Sarah gets away with squared-off lenses, a very intelligent look, and one she has stuck with throughout the campaign, though the NY Times reported that she owns six [six!] pair of glasses, which amazes me, for these are expensive frames. How do you do that with five kids and only one steady income? Don't ask. The hairdo alone has already cost the campaign $23,000.
Sarah wants to look intelligent -- but not masculine. So the librarian (bookish) glasses are combined with an elaborate bridal hairdo, higher heels than most middle-aged women who spend that much time on their feet could possibly wear, legs sticking out of a too-short skirt fitted to curve in under her butt in a way you do not see on grownup professionals. I might look smart, it all says, but I’m really a beauty queen.
In fact, she is today's perfect woman, who exemplifies the modern masculine fantasy. Womb personified, pushing out children, dragging the baby along on the campaign trail, never dreaming of an abortion, hey, being pregnant is no big deal, and not letting the mother thing get in the way. She runs the home and is chief breadwinner, and is beautiful. While her confidence is of a caliber rarely seen in a woman, she supports male values constantly, in a casual reference to Joe Sixpack (a regular guy who drinks a lot and that's okay), in her willingness to hunt a moose and drag it to the car. It's what mainstream culture has done, unfortunately, to the feminist ideal. Humans always screw things up.
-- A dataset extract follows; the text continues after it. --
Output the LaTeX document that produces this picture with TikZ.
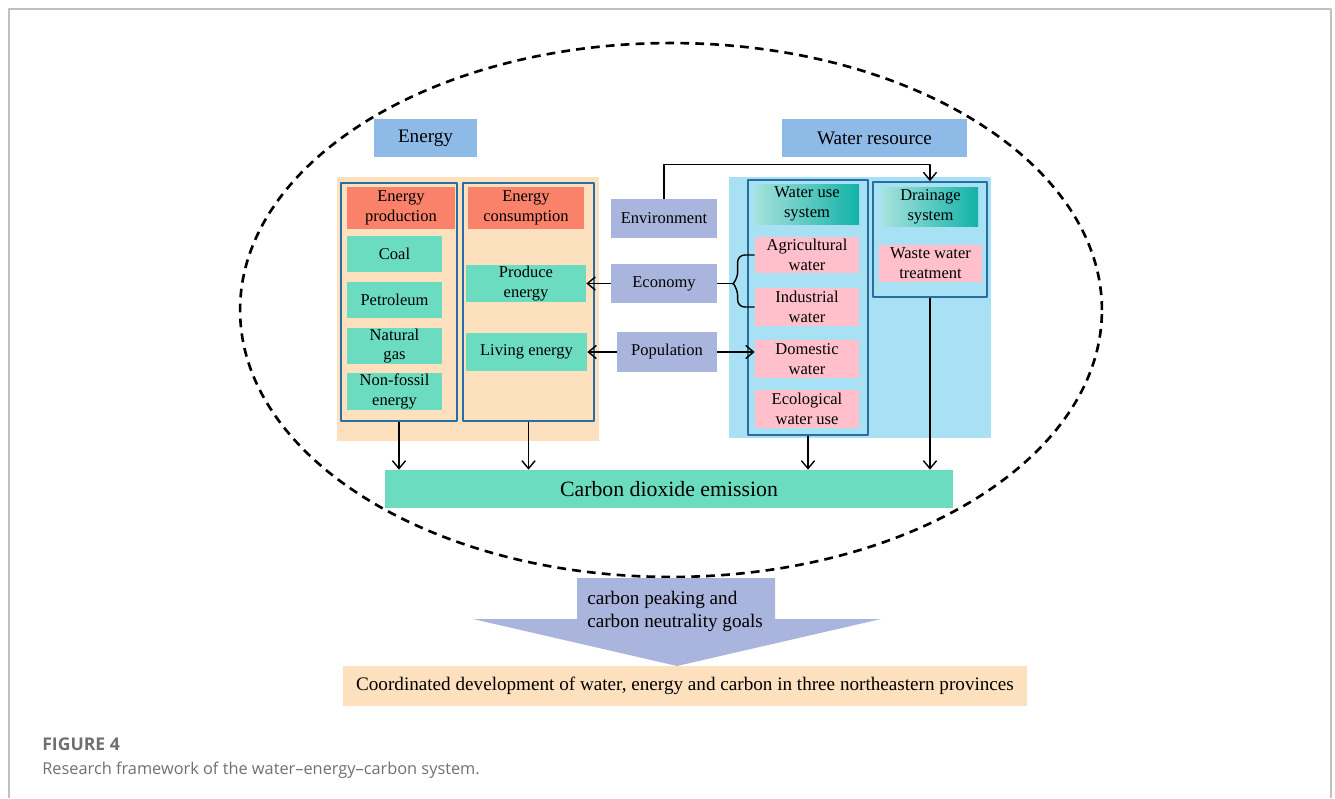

I could write a book on wearing glasses, on refusing to wear them as a girl, on enduring the dangers and discomforts of hard contact lenses, then soft, then on and off with reading glasses. Since I am a little older than the oldest Baby Boomers, glasses were not fashion items in time to save me from myself.
What was my problem? I didn't know, that's the truth. As a girl, I thought glasses made me ugly. They just didn't go with the pretty, curvy (feminine) look we tried for in the fifties. Nobody in the movies wore them.
I woke up today with this on my mind, recalling that I wrote yesterday that I had given up looking pretty and decided to go for looking smart as I dressed for my doctor visit. Hmm, I thought, this morning, that was probably my mistake. On some level people know that smart opposes compliant, and compliance is a key part of the feminine ideal, not just among doctors.
It was okay to get A's when I was in high school, that was part of being a good girl on the college track. Being smart was another story. There was only one really smart girl. Poor Martha. She was fantastically good in science, I recall, and wore glasses a lot like mine and Sarah's, while the rest of us wore harlequins. This was back when geek was not a compliment. I don't think it is even today, applied to a woman. It might be okay, though, if her tee-shirt is very tight and cut very low.
The picture? Me with a third eye stuck on my forehead, a picture taken by Becky Jean Genie. Art groups get a little funky sometimes.